**Problem statement:** Leave out the pictures; transcribe all else exactly.

**Raw data:**
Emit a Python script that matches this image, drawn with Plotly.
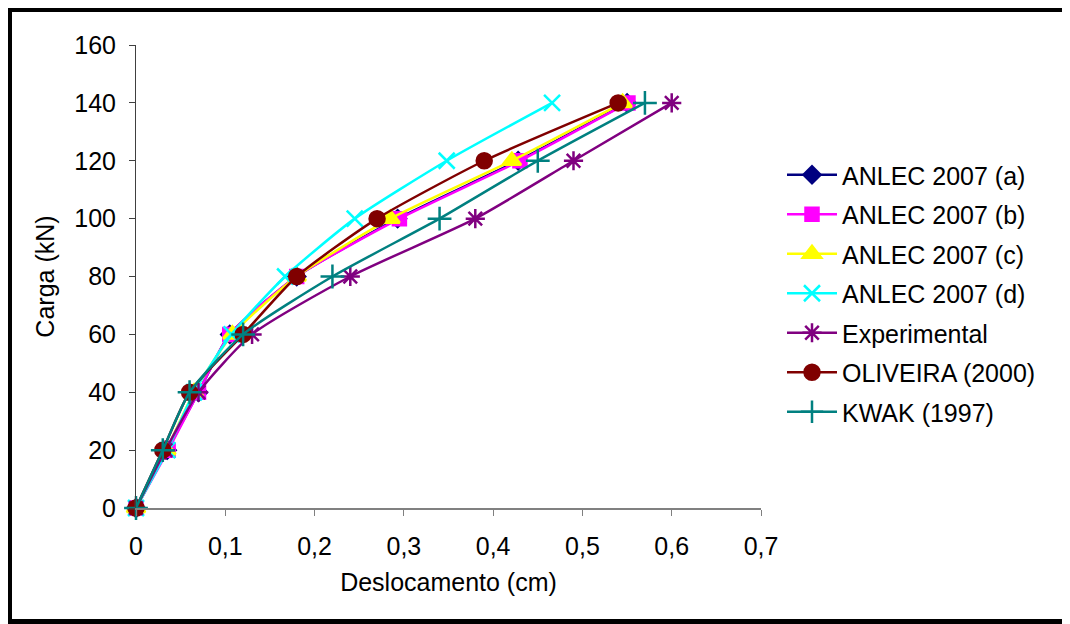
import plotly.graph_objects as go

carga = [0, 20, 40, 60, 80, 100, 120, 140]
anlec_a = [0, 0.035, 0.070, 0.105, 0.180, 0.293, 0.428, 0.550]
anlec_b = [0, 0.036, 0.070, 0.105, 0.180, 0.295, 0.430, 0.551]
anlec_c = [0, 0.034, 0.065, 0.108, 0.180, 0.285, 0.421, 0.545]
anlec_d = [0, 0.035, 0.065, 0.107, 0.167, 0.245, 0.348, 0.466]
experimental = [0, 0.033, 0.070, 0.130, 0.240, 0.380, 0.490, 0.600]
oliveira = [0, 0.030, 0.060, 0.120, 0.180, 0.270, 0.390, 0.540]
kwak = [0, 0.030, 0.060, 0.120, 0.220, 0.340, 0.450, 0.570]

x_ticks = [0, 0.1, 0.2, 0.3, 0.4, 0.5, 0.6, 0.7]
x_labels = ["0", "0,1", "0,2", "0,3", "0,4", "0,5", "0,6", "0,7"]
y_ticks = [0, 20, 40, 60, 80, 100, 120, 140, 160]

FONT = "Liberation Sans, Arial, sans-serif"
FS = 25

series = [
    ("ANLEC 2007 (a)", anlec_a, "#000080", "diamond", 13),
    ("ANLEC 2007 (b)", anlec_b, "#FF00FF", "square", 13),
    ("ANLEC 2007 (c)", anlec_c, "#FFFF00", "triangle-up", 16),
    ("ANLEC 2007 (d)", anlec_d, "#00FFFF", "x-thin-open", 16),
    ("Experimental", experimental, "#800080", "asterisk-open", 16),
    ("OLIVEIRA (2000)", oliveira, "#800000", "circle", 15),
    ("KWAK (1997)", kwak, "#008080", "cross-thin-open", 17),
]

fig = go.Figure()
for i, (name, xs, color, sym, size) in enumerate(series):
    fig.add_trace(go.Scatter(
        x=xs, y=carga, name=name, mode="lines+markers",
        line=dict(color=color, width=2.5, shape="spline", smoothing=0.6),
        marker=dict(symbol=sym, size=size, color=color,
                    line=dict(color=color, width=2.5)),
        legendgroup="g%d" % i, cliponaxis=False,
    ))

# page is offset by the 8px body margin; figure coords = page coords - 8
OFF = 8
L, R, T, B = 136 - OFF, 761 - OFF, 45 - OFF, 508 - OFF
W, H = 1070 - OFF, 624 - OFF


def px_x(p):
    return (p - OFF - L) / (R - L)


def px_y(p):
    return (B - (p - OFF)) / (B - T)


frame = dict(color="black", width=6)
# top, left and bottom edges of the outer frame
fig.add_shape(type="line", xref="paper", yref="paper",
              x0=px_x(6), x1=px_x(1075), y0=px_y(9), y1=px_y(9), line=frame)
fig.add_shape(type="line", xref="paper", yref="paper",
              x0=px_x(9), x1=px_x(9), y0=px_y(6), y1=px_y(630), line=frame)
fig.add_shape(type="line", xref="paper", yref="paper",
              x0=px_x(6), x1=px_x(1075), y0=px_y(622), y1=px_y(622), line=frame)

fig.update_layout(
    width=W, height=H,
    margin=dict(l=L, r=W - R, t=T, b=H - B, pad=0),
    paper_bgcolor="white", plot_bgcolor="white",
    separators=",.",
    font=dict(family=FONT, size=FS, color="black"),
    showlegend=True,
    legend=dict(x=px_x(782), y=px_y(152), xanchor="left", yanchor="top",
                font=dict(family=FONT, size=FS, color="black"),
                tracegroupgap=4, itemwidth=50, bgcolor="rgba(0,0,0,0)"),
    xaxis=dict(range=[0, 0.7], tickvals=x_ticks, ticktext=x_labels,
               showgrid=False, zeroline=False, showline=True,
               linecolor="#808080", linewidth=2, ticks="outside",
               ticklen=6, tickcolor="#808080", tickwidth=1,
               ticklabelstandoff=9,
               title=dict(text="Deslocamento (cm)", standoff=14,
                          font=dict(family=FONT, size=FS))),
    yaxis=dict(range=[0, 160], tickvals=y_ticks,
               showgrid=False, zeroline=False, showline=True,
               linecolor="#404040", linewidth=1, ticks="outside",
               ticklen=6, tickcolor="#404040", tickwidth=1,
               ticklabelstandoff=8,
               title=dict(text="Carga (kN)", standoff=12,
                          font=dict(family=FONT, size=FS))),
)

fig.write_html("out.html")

**The solution:**
Emit a Python script that matches this image, drawn with Plotly.
import plotly.graph_objects as go

carga = [0, 20, 40, 60, 80, 100, 120, 140]
anlec_a = [0, 0.035, 0.070, 0.105, 0.180, 0.293, 0.428, 0.550]
anlec_b = [0, 0.036, 0.070, 0.105, 0.180, 0.295, 0.430, 0.551]
anlec_c = [0, 0.034, 0.065, 0.108, 0.180, 0.285, 0.421, 0.545]
anlec_d = [0, 0.035, 0.065, 0.107, 0.167, 0.245, 0.348, 0.466]
experimental = [0, 0.033, 0.070, 0.130, 0.240, 0.380, 0.490, 0.600]
oliveira = [0, 0.030, 0.060, 0.120, 0.180, 0.270, 0.390, 0.540]
kwak = [0, 0.030, 0.060, 0.120, 0.220, 0.340, 0.450, 0.570]

x_ticks = [0, 0.1, 0.2, 0.3, 0.4, 0.5, 0.6, 0.7]
x_labels = ["0", "0,1", "0,2", "0,3", "0,4", "0,5", "0,6", "0,7"]
y_ticks = [0, 20, 40, 60, 80, 100, 120, 140, 160]

FONT = "Liberation Sans, Arial, sans-serif"
FS = 25

series = [
    ("ANLEC 2007 (a)", anlec_a, "#000080", "diamond", 13),
    ("ANLEC 2007 (b)", anlec_b, "#FF00FF", "square", 13),
    ("ANLEC 2007 (c)", anlec_c, "#FFFF00", "triangle-up", 16),
    ("ANLEC 2007 (d)", anlec_d, "#00FFFF", "x-thin-open", 16),
    ("Experimental", experimental, "#800080", "asterisk-open", 16),
    ("OLIVEIRA (2000)", oliveira, "#800000", "circle", 15),
    ("KWAK (1997)", kwak, "#008080", "cross-thin-open", 17),
]

fig = go.Figure()
for i, (name, xs, color, sym, size) in enumerate(series):
    fig.add_trace(go.Scatter(
        x=xs, y=carga, name=name, mode="lines+markers",
        line=dict(color=color, width=2.5, shape="spline", smoothing=0.6),
        marker=dict(symbol=sym, size=size, color=color,
                    line=dict(color=color, width=2.5)),
        legendgroup="g%d" % i, cliponaxis=False,
    ))

# page is offset by the 8px body margin; figure coords = page coords - 8
OFF = 8
L, R, T, B = 136 - OFF, 761 - OFF, 45 - OFF, 508 - OFF
W, H = 1070 - OFF, 624 - OFF


def px_x(p):
    return (p - OFF - L) / (R - L)


def px_y(p):
    return (B - (p - OFF)) / (B - T)


frame = dict(color="black", width=6)
# top, left and bottom edges of the outer frame
fig.add_shape(type="line", xref="paper", yref="paper",
              x0=px_x(6), x1=px_x(1075), y0=px_y(9), y1=px_y(9), line=frame)
fig.add_shape(type="line", xref="paper", yref="paper",
              x0=px_x(9), x1=px_x(9), y0=px_y(6), y1=px_y(630), line=frame)
fig.add_shape(type="line", xref="paper", yref="paper",
              x0=px_x(6), x1=px_x(1075), y0=px_y(622), y1=px_y(622), line=frame)

fig.update_layout(
    width=W, height=H,
    margin=dict(l=L, r=W - R, t=T, b=H - B, pad=0),
    paper_bgcolor="white", plot_bgcolor="white",
    separators=",.",
    font=dict(family=FONT, size=FS, color="black"),
    showlegend=True,
    legend=dict(x=px_x(782), y=px_y(152), xanchor="left", yanchor="top",
                font=dict(family=FONT, size=FS, color="black"),
                tracegroupgap=4, itemwidth=50, bgcolor="rgba(0,0,0,0)"),
    xaxis=dict(range=[0, 0.7], tickvals=x_ticks, ticktext=x_labels,
               showgrid=False, zeroline=False, showline=True,
               linecolor="#808080", linewidth=2, ticks="outside",
               ticklen=6, tickcolor="#808080", tickwidth=1,
               ticklabelstandoff=9,
               title=dict(text="Deslocamento (cm)", standoff=14,
                          font=dict(family=FONT, size=FS))),
    yaxis=dict(range=[0, 160], tickvals=y_ticks,
               showgrid=False, zeroline=False, showline=True,
               linecolor="#404040", linewidth=1, ticks="outside",
               ticklen=6, tickcolor="#404040", tickwidth=1,
               ticklabelstandoff=8,
               title=dict(text="Carga (kN)", standoff=12,
                          font=dict(family=FONT, size=FS))),
)

fig.write_html("out.html")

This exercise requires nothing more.